Back to the zoo. Things are quiet:
Nought stirs in spinney. The swayful pathways of the dragonfly spider stay still in reedery. Quiet takes back her folded fields. Tranquille thanks. Adew. In deerhaven, imbraced, alleged, injoynted and unlatched, the birds, tommelise too, quail silent. ii. Luathan? Nuathan! Was avond ere a while. Now conticinium. As Lord the Laohun is sheutseuyes. The time of lying together will come and the wildering of the nicht till cockeedoodle aubens Aurore. Panther monster. Send leabarrow loads amorrow. While loevdom shleeps.
According to Joyce, the animals are praying. The two I’s (ii) are supposed to look like birds offering up their prayers (which are the dots on the letters).
Hm. The word “ii” also looks like the way you would Romanize the Japanese word for “good.”
The animals continue to say their prayers and fall silent:
Elenfant has siang his triump, Great is Eliphas Magistrodontos and after kneeprayer pious for behemuth and mahamoth will rest him from tusker toils. Salamsalaim! Rhinohorn isnoutso pigfellow but him ist gonz wurst. Kikikuki. Hopopodorme. Sobeast! No chare of beagles, frantling of peacocks, no muzzing of the camel, smuttering of apes. Lights, pageboy, lights! Brights we’ll be brights. With help of Hanoukan’s lamp.
Brights will be brights…boys will be boys.
The passage continues for some time. Then comes the quieting of the fish in the Liffey:
the pesciolines in Liffeyetta’s bowl have stopped squiggling about Junoh and the whalk and feriaquintaism and pebble infinibility and the poissission of the hoghly course.
They’re no longer arguing about various topics: Jonah and the Whale…something that I can’t figure out…papal infallibility…and the procession of the Holy Ghost.
This is also the ceasing of the chattering of mankind’s religious nonsense. Everything is falling quiet into night.
[I looked up the second item in the list, the one I didn’t know: “feria quinta” is Latin for “fifth holiday,” and was a phrase used by early Christians for Thursday…which may be the day the Wake takes place on (a “trying thristay mournin,” I.1). “Feriaquintaism” could also be a reference to Spenser’s poem The Faerie Queene.
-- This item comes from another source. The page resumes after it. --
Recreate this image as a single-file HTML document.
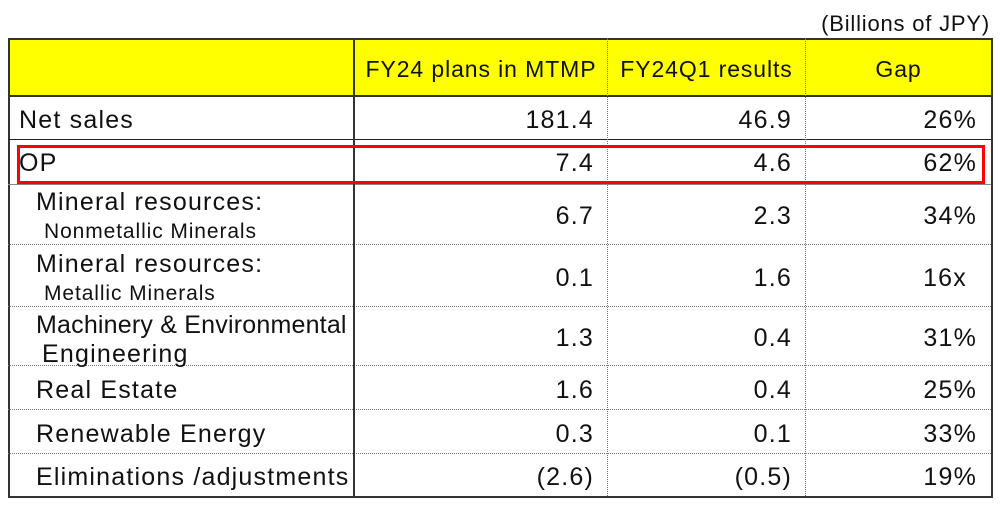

And if Lubbernabohore laid his horker to the ribber, save the giregargoh and dabardin going on in his mount of knowledge (munt), he would not hear a flip flap in all Finnyland.
That weird word at the beginning is a rendering of the Irish word for “tramp” (the Cad?). If a tramp laid his ear to the river, save for the noise in his mind, he would not hear a thing. The fish are silent.
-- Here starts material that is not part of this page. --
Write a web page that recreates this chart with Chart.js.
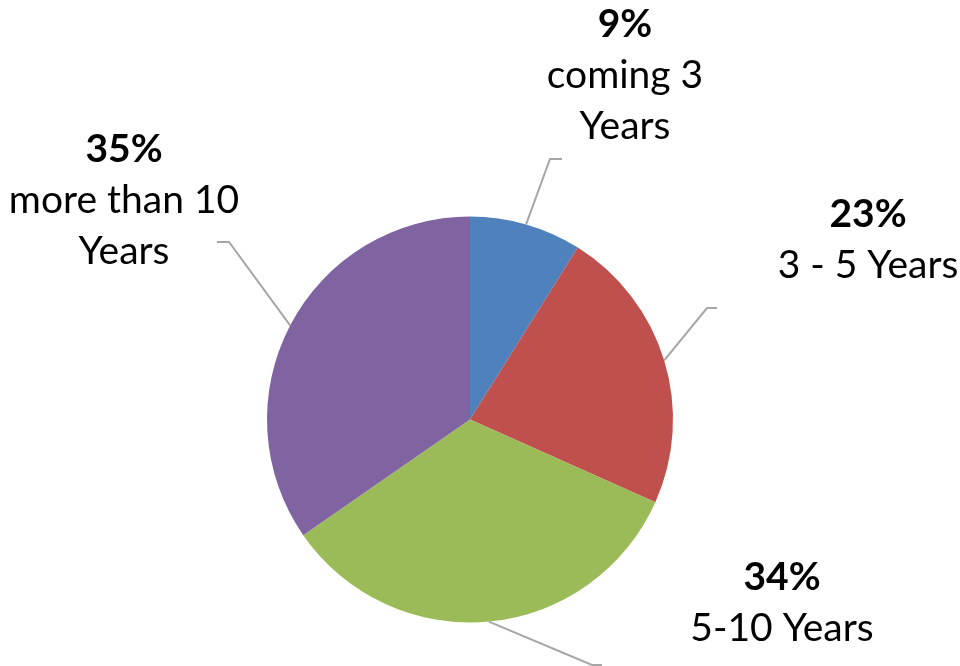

The girls and the soldiers will soon be coming:
Soon tempt-in-twos will stroll at venture and hunt-by-threes strut musketeering. Brace of girdles, brasse of beauys. With the width of the way for jogjoy. Hulker’s cieclest elbownunsense. Hold hard! And his dithering dathering waltzers of. Stright!
Gotta love that throwback to the end of I.8.
It’s a marvelous little paragraph that deserves a read out loud.